Latest revision as of 02:13, 30 July 2021

A controlled vocabulary is an agreed list of terms definitions used to provide a unique label to a concept. Controlled vocabularies are usually discipline related; their main aim is to facilitate sharing of data in the same community. For this reason, it is important that the community participate in the development of the vocabulary and agrees to its adoption for this to be useful.

In some case vocabularies have been created in relation to a specific project, and then more widely adopted. As an example, since CMIP is an intercomparison project with modelling groups participating from across the world, it was essential to its success to define and use controlled vocabularies. CMIP6 controlled vocabularies cover many different aspects: experiments, variables, realms, models, sub-projects, frequency, resolution and grid labels. Their definition and labels for variables, frequency and realms are often adopted by other climate data producers.

Another example of controlled vocabulary is the CF conventions standard_name table, anyone can contribute by proposing a definition for variable which are not yet covered.

Keywords

Controlled vocabularies also provide keywords to use when publishing data. Keywords are a powerful instrument when used properly. They can greatly increase the discoverability of a dataset, which is why it is one of the few highly recommended attributes in the ACDD conventions. Unfortunately, there is not yet an agreed controlled vocabulary to be used specifically for climate science. Lots of climate terms are however covered by the Global Change Master Directory Keywords, maintained by NASA.
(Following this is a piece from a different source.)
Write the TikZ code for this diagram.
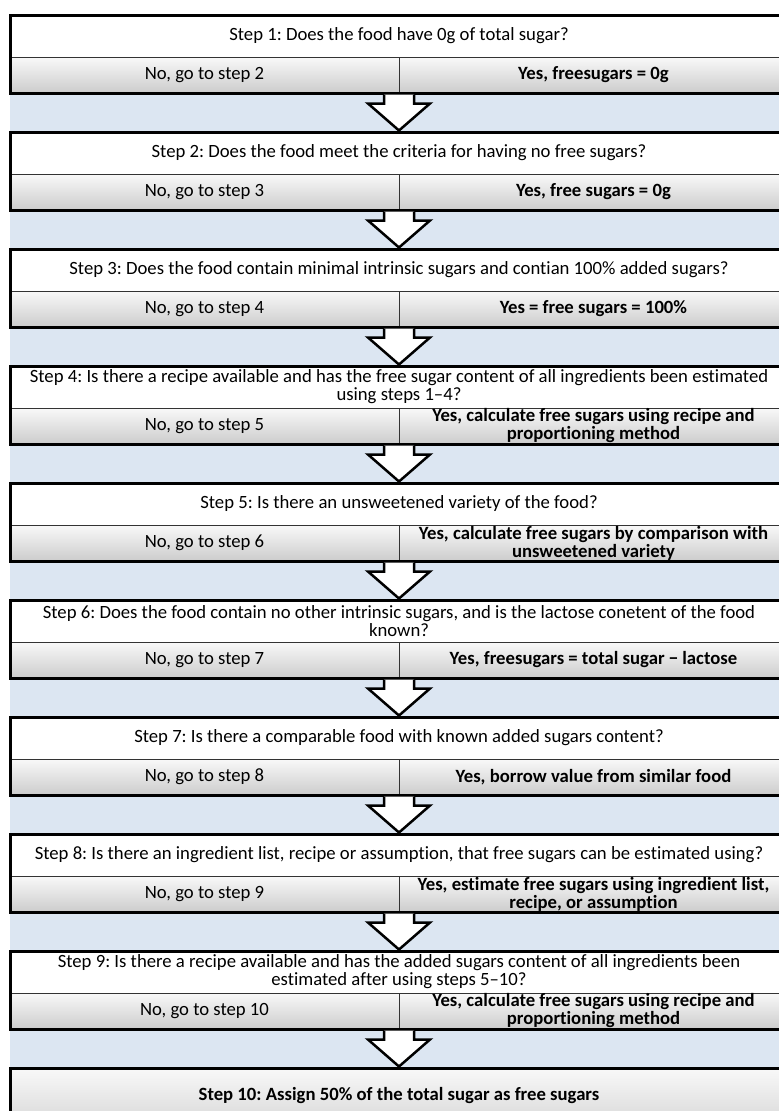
\documentclass[tikz,border=0pt]{standalone}
\usepackage{fontspec}
\setmainfont{Carlito}[Ligatures=NoCommon]
\usepackage{tikz}
\usetikzlibrary{positioning}

\definecolor{bandblue}{HTML}{DCE6F2}
\frenchspacing
\newcommand{\qfont}{\fontsize{18.7}{18}\selectfont}
\newcommand{\blockdown}[2]{%
  \draw[down] ([shift={(-15,1.5)}]#1.south east) -- ++(0,9) -- ++(-16,0)
    -- ([yshift=1.5pt]#2.north) -- ++(31,-27) -- ++(-16,0)
    -- ([shift={(15,1.5)}]#1.south east);}

\begin{document}
\begin{tikzpicture}[x=1pt,y=-1pt,
            question/.style={draw=black!80,line width=.8pt,fill=white,minimum width=778pt,minimum height=42pt,inner sep=0pt,outer sep=0pt,align=center,font=\qfont},
            answer/.style={draw=black!80,line width=.8pt,top color=gray!5,bottom color=gray!40,minimum width=389pt,minimum height=36pt,inner sep=0pt,outer sep=0pt,align=center},
            noans/.style={answer,font=\qfont},
            yesans/.style={answer,font=\qfont\bfseries},
            final/.style={draw,line width=3pt,top color=gray!5,bottom color=gray!30,minimum width=778pt,minimum height=56pt,inner sep=0pt,outer sep=0pt,font=\qfont\bfseries},
            frame/.style={draw,line width=3pt},
            down/.style={draw,line width=2.5pt,fill=white,line join=miter}
          ]
          \useasboundingbox (0,0) rectangle (779,1111);
          \clip (0,0) rectangle (779,1111);
          \fill[white] (0,0) rectangle (779,1111);
          \fill[bandblue] (10,60) rectangle (790,1111);

          %step 1
          \node[question] (q1) at (399,36) {Step 1: Does the food have 0g of total sugar?};
          \node[noans, below right=0pt and 0pt of q1.south west] (n1) {No, go to step 2};
          \node[yesans, right=0pt of n1] (y1) {Yes, freesugars = 0g};

          %step 2
          \node[question, below=39pt of n1.south east] (q2) {Step 2: Does the food meet the criteria for having no free sugars?};
          \node[noans, below right=0pt and 0pt of q2.south west] (n2) {No, go to step 3};
          \node[yesans, right=0pt of n2] (y2) {Yes, free sugars = 0g};

          %step 3
          \node[question, below=39pt of n2.south east] (q3) {Step 3: Does the food contain minimal intrinsic sugars and contian 100\% added sugars?};
          \node[noans, below right=0pt and 0pt of q3.south west] (n3) {No, go to step 4};
          \node[yesans, right=0pt of n3] (y3) {Yes = free sugars = 100\%};

          %step 4
          \node[question, below=39pt of n3.south east] (q4) {Step 4: Is there a recipe available and has the free sugar content of all ingredients been estimated\\using steps 1–4?};
          \node[noans, below right=0pt and 0pt of q4.south west] (n4) {No, go to step 5};
          \node[yesans, right=0pt of n4] (y4) {Yes, calculate free sugars using recipe and\\proportioning method};

          %step 5
          \node[question, below=39pt of n4.south east] (q5) {Step 5: Is there an unsweetened variety of the food?};
          \node[noans, below right=0pt and 0pt of q5.south west] (n5) {No, go to step 6};
          \node[yesans, right=0pt of n5] (y5) {Yes, calculate free sugars by comparison with\\unsweetened variety};

          %step 6
          \node[question, below=39pt of n5.south east] (q6) {Step 6: Does the food contain no other intrinsic sugars, and is the lactose conetent of the food\\known?};
          \node[noans, below right=0pt and 0pt of q6.south west] (n6) {No, go to step 7};
          \node[yesans, right=0pt of n6] (y6) {Yes, freesugars = total sugar − lactose};

          %step 7
          \node[question, below=39pt of n6.south east] (q7) {Step 7: Is there a comparable food with known added sugars content?};
          \node[noans, below right=0pt and 0pt of q7.south west] (n7) {No, go to step 8};
          \node[yesans, right=0pt of n7] (y7) {Yes, borrow value from similar food};

          %step 8
          \node[question, below=39pt of n7.south east] (q8) {Step 8: Is there an ingredient list, recipe or assumption, that free sugars can be estimated using?};
          \node[noans, below right=0pt and 0pt of q8.south west] (n8) {No, go to step 9};
          \node[yesans, right=0pt of n8] (y8) {Yes, estimate free sugars using ingredient list,\\recipe, or assumption};

          %step 9
          \node[question, below=39pt of n8.south east] (q9) {Step 9: Is there a recipe available and has the added sugars content of all ingredients been\\estimated after using steps 5–10?};
          \node[noans, below right=0pt and 0pt of q9.south west] (n9) {No, go to step 10};
          \node[yesans, right=0pt of n9] (y9) {Yes, calculate free sugars using recipe and\\proportioning method};

          %step 10
          \node[final, below=39pt of n9.south east] (s10) {Step 10: Assign 50\% of the total sugar as free sugars};

          %frames
          \draw[frame] (q1.north west) rectangle (y1.south east);
          \draw[frame] (q2.north west) rectangle (y2.south east);
          \draw[frame] (q3.north west) rectangle (y3.south east);
          \draw[frame] (q4.north west) rectangle (y4.south east);
          \draw[frame] (q5.north west) rectangle (y5.south east);
          \draw[frame] (q6.north west) rectangle (y6.south east);
          \draw[frame] (q7.north west) rectangle (y7.south east);
          \draw[frame] (q8.north west) rectangle (y8.south east);
          \draw[frame] (q9.north west) rectangle (y9.south east);

          %arrows
          \blockdown{n1}{q2}
          \blockdown{n2}{q3}
          \blockdown{n3}{q4}
          \blockdown{n4}{q5}
          \blockdown{n5}{q6}
          \blockdown{n6}{q7}
          \blockdown{n7}{q8}
          \blockdown{n8}{q9}
          \blockdown{n9}{s10}

      \end{tikzpicture}
\end{document}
There are few categories you should try to cover when assigning keywords:

  • dataset acronym: if your data is strictly related to another dataset, or your code is applied to a specific dataset
  • model acronym and version: as for datasets if you generated the data using a model
  • project acronym: if your dataset and or code relates to a specific project 
  • programming language:  you should add this to your code records and be as specific as possible, for example use python3, rather than just python
  • data type: observation, model output, etc.
  • realm or discipline: like ocean, land and/or physical ocanography, climate science etc. For the disciplines you can use the Fields of Research codes from the Bureau of statistics
  • variable names: if you have many just list the more relevant
  • spatiotemporal characteristic of the data: frequency, resolution, region covered

Every time you define a keyword you should favour terms provided in a vocabulary, the GCMD keywords for example will cover most of the categories listed above. If you are using a speciifc name as for datasets, models and projects, then use the official acronyms and specify the versions whenever possible.

Also remember that if a portal has a free text search any word in your title will be also used as a keyword, which is why it is useful to have a descriptive title for your dataset or code.

Research Vocabulary Australia

ARDC manage a controlled vocabulary service Research Vocabulary Australia (RVA) to list vocabularies used by Australian research community. As well as making it easier to find controlled vocabularies, RVA also allows research organisation to contribute and publish new vocabularies.